* [What the task requires]
Copy out each line exactly; pictures stay out of the copy.

++++++++

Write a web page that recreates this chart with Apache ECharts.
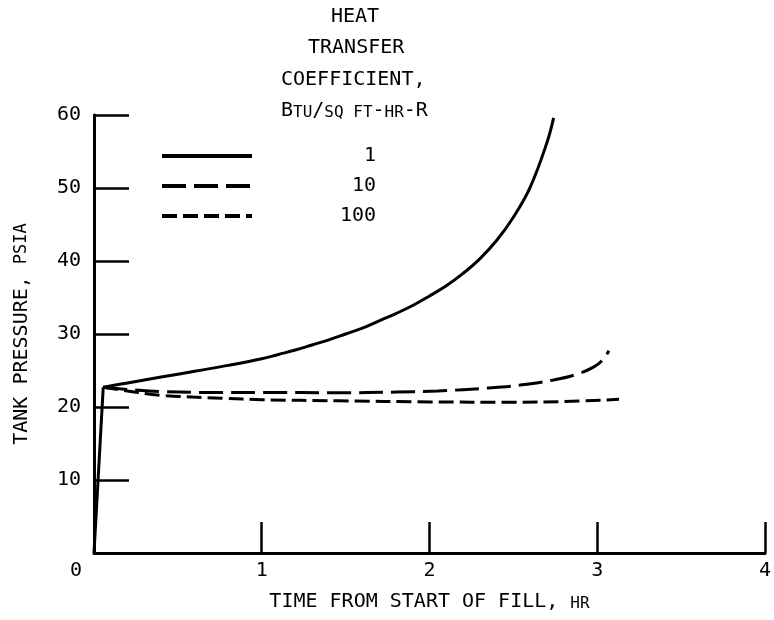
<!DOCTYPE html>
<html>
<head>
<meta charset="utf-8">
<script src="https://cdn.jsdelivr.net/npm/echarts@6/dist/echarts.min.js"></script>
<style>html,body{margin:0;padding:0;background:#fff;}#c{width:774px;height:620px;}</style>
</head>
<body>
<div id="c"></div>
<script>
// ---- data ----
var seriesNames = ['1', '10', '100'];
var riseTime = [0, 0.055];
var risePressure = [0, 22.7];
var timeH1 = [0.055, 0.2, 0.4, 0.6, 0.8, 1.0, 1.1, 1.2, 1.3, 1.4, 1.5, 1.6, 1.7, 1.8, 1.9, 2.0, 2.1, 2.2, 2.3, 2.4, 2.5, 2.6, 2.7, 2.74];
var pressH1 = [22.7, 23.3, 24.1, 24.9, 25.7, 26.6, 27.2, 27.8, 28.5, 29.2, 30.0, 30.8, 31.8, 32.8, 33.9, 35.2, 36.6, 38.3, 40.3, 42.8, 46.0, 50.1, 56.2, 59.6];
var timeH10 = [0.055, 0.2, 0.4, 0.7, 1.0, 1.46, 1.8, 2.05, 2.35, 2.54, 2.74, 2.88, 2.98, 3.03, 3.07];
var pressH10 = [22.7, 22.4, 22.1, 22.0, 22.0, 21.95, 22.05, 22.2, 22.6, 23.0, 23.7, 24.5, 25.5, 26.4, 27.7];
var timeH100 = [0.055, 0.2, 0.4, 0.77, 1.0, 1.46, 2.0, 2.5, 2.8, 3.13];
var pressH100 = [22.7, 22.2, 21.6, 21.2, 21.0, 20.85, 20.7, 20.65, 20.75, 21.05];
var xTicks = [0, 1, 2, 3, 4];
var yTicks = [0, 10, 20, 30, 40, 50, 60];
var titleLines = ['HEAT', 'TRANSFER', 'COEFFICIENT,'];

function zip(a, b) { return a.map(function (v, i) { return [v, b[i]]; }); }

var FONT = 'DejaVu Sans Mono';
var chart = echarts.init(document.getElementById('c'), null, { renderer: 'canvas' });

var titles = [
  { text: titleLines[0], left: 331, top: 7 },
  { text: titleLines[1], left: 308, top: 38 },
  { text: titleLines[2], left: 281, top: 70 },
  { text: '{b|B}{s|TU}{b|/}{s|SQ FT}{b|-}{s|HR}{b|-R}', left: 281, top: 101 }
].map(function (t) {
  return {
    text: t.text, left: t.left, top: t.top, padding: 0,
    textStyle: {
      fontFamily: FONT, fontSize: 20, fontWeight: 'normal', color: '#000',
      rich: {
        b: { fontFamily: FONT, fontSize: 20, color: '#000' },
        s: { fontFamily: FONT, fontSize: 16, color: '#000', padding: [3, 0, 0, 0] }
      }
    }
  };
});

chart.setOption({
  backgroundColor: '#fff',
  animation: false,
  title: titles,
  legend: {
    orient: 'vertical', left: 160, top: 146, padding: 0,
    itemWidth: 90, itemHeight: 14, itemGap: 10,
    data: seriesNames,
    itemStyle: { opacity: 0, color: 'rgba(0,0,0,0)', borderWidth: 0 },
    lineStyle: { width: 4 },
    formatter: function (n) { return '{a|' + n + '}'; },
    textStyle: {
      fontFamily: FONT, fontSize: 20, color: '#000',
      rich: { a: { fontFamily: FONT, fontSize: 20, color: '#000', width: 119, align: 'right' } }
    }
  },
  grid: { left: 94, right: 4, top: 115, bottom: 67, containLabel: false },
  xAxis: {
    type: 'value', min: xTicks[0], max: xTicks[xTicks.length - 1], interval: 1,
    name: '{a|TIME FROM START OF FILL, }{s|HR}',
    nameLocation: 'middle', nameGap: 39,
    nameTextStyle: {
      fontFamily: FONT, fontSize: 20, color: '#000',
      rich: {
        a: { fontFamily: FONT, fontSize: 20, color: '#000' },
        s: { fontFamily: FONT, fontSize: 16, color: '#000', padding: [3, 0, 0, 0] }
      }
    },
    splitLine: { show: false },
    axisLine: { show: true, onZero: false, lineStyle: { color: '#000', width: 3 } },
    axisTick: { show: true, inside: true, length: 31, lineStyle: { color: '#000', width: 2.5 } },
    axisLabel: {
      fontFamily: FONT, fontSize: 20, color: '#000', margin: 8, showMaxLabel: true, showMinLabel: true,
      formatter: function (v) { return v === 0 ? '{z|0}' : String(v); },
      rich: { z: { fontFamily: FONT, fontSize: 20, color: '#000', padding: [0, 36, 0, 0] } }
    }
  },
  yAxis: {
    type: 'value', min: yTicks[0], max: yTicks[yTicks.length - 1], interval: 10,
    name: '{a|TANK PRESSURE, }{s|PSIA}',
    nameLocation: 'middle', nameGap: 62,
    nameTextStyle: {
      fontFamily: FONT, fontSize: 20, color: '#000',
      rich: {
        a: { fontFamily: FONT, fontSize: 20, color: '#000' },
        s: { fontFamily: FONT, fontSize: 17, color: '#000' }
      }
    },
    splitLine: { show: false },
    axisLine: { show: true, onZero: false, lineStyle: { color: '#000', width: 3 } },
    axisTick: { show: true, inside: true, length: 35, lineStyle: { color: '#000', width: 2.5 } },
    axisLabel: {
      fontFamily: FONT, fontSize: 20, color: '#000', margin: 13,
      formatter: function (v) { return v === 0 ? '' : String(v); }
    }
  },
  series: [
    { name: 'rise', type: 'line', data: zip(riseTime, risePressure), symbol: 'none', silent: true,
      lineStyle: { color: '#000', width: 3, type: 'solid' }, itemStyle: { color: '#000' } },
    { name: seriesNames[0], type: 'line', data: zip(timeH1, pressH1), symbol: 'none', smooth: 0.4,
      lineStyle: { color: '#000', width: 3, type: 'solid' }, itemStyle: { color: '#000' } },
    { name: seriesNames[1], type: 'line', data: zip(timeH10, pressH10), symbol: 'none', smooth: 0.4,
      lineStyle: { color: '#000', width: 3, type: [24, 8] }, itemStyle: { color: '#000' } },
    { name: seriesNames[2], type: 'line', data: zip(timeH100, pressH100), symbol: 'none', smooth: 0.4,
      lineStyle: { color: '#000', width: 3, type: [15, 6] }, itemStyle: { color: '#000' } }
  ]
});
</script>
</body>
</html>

++++++++

* [Response to the task]
Write a web page that recreates this chart with Apache ECharts.
<!DOCTYPE html>
<html>
<head>
<meta charset="utf-8">
<script src="https://cdn.jsdelivr.net/npm/echarts@6/dist/echarts.min.js"></script>
<style>html,body{margin:0;padding:0;background:#fff;}#c{width:774px;height:620px;}</style>
</head>
<body>
<div id="c"></div>
<script>
// ---- data ----
var seriesNames = ['1', '10', '100'];
var riseTime = [0, 0.055];
var risePressure = [0, 22.7];
var timeH1 = [0.055, 0.2, 0.4, 0.6, 0.8, 1.0, 1.1, 1.2, 1.3, 1.4, 1.5, 1.6, 1.7, 1.8, 1.9, 2.0, 2.1, 2.2, 2.3, 2.4, 2.5, 2.6, 2.7, 2.74];
var pressH1 = [22.7, 23.3, 24.1, 24.9, 25.7, 26.6, 27.2, 27.8, 28.5, 29.2, 30.0, 30.8, 31.8, 32.8, 33.9, 35.2, 36.6, 38.3, 40.3, 42.8, 46.0, 50.1, 56.2, 59.6];
var timeH10 = [0.055, 0.2, 0.4, 0.7, 1.0, 1.46, 1.8, 2.05, 2.35, 2.54, 2.74, 2.88, 2.98, 3.03, 3.07];
var pressH10 = [22.7, 22.4, 22.1, 22.0, 22.0, 21.95, 22.05, 22.2, 22.6, 23.0, 23.7, 24.5, 25.5, 26.4, 27.7];
var timeH100 = [0.055, 0.2, 0.4, 0.77, 1.0, 1.46, 2.0, 2.5, 2.8, 3.13];
var pressH100 = [22.7, 22.2, 21.6, 21.2, 21.0, 20.85, 20.7, 20.65, 20.75, 21.05];
var xTicks = [0, 1, 2, 3, 4];
var yTicks = [0, 10, 20, 30, 40, 50, 60];
var titleLines = ['HEAT', 'TRANSFER', 'COEFFICIENT,'];

function zip(a, b) { return a.map(function (v, i) { return [v, b[i]]; }); }

var FONT = 'DejaVu Sans Mono';
var chart = echarts.init(document.getElementById('c'), null, { renderer: 'canvas' });

var titles = [
  { text: titleLines[0], left: 331, top: 7 },
  { text: titleLines[1], left: 308, top: 38 },
  { text: titleLines[2], left: 281, top: 70 },
  { text: '{b|B}{s|TU}{b|/}{s|SQ FT}{b|-}{s|HR}{b|-R}', left: 281, top: 101 }
].map(function (t) {
  return {
    text: t.text, left: t.left, top: t.top, padding: 0,
    textStyle: {
      fontFamily: FONT, fontSize: 20, fontWeight: 'normal', color: '#000',
      rich: {
        b: { fontFamily: FONT, fontSize: 20, color: '#000' },
        s: { fontFamily: FONT, fontSize: 16, color: '#000', padding: [3, 0, 0, 0] }
      }
    }
  };
});

chart.setOption({
  backgroundColor: '#fff',
  animation: false,
  title: titles,
  legend: {
    orient: 'vertical', left: 160, top: 146, padding: 0,
    itemWidth: 90, itemHeight: 14, itemGap: 10,
    data: seriesNames,
    itemStyle: { opacity: 0, color: 'rgba(0,0,0,0)', borderWidth: 0 },
    lineStyle: { width: 4 },
    formatter: function (n) { return '{a|' + n + '}'; },
    textStyle: {
      fontFamily: FONT, fontSize: 20, color: '#000',
      rich: { a: { fontFamily: FONT, fontSize: 20, color: '#000', width: 119, align: 'right' } }
    }
  },
  grid: { left: 94, right: 4, top: 115, bottom: 67, containLabel: false },
  xAxis: {
    type: 'value', min: xTicks[0], max: xTicks[xTicks.length - 1], interval: 1,
    name: '{a|TIME FROM START OF FILL, }{s|HR}',
    nameLocation: 'middle', nameGap: 39,
    nameTextStyle: {
      fontFamily: FONT, fontSize: 20, color: '#000',
      rich: {
        a: { fontFamily: FONT, fontSize: 20, color: '#000' },
        s: { fontFamily: FONT, fontSize: 16, color: '#000', padding: [3, 0, 0, 0] }
      }
    },
    splitLine: { show: false },
    axisLine: { show: true, onZero: false, lineStyle: { color: '#000', width: 3 } },
    axisTick: { show: true, inside: true, length: 31, lineStyle: { color: '#000', width: 2.5 } },
    axisLabel: {
      fontFamily: FONT, fontSize: 20, color: '#000', margin: 8, showMaxLabel: true, showMinLabel: true,
      formatter: function (v) { return v === 0 ? '{z|0}' : String(v); },
      rich: { z: { fontFamily: FONT, fontSize: 20, color: '#000', padding: [0, 36, 0, 0] } }
    }
  },
  yAxis: {
    type: 'value', min: yTicks[0], max: yTicks[yTicks.length - 1], interval: 10,
    name: '{a|TANK PRESSURE, }{s|PSIA}',
    nameLocation: 'middle', nameGap: 62,
    nameTextStyle: {
      fontFamily: FONT, fontSize: 20, color: '#000',
      rich: {
        a: { fontFamily: FONT, fontSize: 20, color: '#000' },
        s: { fontFamily: FONT, fontSize: 17, color: '#000' }
      }
    },
    splitLine: { show: false },
    axisLine: { show: true, onZero: false, lineStyle: { color: '#000', width: 3 } },
    axisTick: { show: true, inside: true, length: 35, lineStyle: { color: '#000', width: 2.5 } },
    axisLabel: {
      fontFamily: FONT, fontSize: 20, color: '#000', margin: 13,
      formatter: function (v) { return v === 0 ? '' : String(v); }
    }
  },
  series: [
    { name: 'rise', type: 'line', data: zip(riseTime, risePressure), symbol: 'none', silent: true,
      lineStyle: { color: '#000', width: 3, type: 'solid' }, itemStyle: { color: '#000' } },
    { name: seriesNames[0], type: 'line', data: zip(timeH1, pressH1), symbol: 'none', smooth: 0.4,
      lineStyle: { color: '#000', width: 3, type: 'solid' }, itemStyle: { color: '#000' } },
    { name: seriesNames[1], type: 'line', data: zip(timeH10, pressH10), symbol: 'none', smooth: 0.4,
      lineStyle: { color: '#000', width: 3, type: [24, 8] }, itemStyle: { color: '#000' } },
    { name: seriesNames[2], type: 'line', data: zip(timeH100, pressH100), symbol: 'none', smooth: 0.4,
      lineStyle: { color: '#000', width: 3, type: [15, 6] }, itemStyle: { color: '#000' } }
  ]
});
</script>
</body>
</html>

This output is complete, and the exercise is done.